**REQUIREMENTS**
From the very first line of the data to the line containing "from matplotlib.lines import Line2D", retype everything exactly, leaving the pictures behind.

**SUPPLIED INFORMATION**
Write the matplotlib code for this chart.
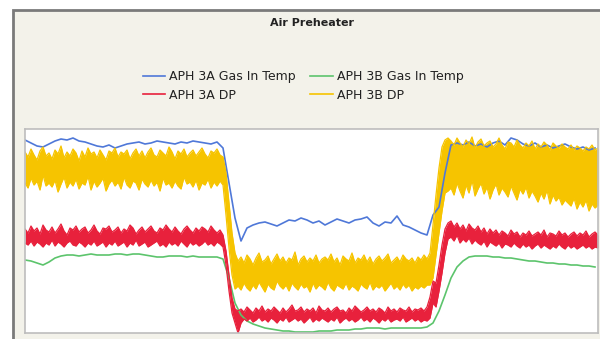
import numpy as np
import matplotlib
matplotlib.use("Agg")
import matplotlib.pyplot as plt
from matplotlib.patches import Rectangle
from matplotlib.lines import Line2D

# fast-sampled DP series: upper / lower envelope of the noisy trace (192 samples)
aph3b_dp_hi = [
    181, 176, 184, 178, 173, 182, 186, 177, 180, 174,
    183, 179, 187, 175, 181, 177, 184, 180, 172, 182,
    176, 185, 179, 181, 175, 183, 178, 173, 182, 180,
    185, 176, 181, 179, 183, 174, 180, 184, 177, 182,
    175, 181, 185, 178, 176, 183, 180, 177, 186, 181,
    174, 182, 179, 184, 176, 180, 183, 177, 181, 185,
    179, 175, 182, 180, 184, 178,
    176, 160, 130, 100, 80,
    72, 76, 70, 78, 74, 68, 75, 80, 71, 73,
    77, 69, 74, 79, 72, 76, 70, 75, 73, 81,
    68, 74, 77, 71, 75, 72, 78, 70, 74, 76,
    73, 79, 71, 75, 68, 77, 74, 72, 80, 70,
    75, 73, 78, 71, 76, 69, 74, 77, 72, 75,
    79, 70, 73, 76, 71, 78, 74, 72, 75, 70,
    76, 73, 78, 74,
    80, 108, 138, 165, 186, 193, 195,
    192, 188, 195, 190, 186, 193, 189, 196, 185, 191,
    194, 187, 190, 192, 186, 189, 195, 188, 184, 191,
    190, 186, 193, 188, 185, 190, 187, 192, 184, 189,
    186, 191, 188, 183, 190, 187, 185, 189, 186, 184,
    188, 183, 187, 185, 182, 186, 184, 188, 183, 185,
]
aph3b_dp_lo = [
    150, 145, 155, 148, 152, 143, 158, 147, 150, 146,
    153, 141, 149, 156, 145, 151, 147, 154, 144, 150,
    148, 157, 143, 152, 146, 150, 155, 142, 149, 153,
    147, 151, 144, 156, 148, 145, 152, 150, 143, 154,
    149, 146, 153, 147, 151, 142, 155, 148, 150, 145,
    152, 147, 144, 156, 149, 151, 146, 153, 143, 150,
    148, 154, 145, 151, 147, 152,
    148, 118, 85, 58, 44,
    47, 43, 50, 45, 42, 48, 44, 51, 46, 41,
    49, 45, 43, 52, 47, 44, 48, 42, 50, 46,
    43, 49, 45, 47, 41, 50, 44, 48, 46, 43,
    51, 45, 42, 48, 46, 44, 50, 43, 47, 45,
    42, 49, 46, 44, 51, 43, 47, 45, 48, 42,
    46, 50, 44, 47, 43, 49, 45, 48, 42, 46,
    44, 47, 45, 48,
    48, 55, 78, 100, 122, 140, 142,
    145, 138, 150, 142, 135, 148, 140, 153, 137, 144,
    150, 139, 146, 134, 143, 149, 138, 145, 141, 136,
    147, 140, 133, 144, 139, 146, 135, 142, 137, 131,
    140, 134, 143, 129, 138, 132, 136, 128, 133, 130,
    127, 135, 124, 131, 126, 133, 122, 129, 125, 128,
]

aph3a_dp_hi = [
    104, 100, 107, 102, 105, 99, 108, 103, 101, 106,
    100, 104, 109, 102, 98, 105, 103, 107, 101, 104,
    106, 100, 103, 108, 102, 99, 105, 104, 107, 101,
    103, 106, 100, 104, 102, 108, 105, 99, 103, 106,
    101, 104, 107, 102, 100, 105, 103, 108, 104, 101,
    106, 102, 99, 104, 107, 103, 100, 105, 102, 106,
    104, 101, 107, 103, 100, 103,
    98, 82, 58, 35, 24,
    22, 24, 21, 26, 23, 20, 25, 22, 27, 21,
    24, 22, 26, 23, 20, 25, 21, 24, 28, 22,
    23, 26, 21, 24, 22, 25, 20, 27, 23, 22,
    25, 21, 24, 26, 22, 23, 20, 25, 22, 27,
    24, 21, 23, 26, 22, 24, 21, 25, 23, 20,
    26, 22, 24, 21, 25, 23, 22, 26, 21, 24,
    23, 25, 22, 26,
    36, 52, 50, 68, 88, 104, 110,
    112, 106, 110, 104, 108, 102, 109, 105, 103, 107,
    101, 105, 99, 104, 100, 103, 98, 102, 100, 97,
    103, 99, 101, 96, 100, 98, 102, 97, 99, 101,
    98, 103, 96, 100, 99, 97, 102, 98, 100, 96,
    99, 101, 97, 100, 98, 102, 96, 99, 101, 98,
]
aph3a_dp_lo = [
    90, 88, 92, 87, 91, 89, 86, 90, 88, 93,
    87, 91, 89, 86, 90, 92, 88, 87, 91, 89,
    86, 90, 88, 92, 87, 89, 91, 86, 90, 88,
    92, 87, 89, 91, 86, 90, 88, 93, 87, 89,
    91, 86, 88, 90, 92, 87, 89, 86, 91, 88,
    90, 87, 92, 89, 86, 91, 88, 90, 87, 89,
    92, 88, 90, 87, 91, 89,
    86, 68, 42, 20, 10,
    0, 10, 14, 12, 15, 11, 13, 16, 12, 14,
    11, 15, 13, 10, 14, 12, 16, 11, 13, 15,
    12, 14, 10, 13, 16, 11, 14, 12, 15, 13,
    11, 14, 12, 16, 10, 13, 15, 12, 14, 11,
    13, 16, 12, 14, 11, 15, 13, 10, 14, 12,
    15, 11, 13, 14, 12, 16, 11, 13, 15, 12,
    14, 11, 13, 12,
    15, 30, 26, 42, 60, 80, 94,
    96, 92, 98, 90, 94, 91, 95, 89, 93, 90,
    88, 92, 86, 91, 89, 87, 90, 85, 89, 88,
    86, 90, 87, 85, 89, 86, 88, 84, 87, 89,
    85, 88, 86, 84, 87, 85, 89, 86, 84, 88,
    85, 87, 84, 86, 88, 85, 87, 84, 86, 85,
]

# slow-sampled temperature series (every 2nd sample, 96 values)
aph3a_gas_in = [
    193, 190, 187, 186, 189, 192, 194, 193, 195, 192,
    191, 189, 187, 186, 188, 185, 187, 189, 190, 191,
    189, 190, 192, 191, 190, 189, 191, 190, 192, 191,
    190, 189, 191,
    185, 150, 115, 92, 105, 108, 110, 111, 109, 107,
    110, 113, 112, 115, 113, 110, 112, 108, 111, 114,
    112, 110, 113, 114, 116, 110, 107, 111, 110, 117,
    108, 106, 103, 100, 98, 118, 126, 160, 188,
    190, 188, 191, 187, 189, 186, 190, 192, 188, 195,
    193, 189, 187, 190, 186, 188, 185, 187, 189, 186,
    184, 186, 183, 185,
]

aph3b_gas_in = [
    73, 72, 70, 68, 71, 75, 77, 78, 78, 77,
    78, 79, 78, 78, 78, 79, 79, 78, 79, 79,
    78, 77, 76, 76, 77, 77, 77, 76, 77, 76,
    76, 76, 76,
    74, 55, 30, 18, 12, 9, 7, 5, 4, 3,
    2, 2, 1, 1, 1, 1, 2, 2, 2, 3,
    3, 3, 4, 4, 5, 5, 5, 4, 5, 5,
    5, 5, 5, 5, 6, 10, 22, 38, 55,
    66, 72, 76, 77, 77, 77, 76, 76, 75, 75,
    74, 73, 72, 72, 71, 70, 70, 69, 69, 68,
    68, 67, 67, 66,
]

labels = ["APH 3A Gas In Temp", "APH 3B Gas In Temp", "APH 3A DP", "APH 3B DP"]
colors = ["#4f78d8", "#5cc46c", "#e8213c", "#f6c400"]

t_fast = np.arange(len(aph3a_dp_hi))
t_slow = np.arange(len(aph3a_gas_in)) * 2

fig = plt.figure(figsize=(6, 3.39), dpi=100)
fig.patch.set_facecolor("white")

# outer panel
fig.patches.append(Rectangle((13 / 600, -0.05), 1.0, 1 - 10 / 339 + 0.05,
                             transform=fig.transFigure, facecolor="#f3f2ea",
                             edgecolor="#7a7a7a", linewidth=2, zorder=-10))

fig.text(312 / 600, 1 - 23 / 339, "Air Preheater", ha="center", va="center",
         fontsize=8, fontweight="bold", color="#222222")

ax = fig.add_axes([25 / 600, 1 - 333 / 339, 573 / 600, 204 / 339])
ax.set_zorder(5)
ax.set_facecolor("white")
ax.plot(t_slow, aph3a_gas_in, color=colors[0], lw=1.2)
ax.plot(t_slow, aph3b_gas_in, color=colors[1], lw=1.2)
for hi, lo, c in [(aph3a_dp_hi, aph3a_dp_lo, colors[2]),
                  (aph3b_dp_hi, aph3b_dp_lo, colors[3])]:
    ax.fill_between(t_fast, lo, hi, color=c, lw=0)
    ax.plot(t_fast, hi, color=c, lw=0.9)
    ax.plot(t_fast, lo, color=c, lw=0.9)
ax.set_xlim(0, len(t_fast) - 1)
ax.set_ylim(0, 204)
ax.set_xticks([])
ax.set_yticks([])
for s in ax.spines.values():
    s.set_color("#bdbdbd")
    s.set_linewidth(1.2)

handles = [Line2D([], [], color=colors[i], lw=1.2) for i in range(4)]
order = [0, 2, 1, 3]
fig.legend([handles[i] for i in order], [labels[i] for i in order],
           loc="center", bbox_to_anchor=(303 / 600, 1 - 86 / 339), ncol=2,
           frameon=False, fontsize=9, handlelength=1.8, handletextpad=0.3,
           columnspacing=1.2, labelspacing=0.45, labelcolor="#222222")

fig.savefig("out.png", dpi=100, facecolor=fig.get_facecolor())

**RESULT**
Write the matplotlib code for this chart.
import numpy as np
import matplotlib
matplotlib.use("Agg")
import matplotlib.pyplot as plt
from matplotlib.patches import Rectangle
from matplotlib.lines import Line2D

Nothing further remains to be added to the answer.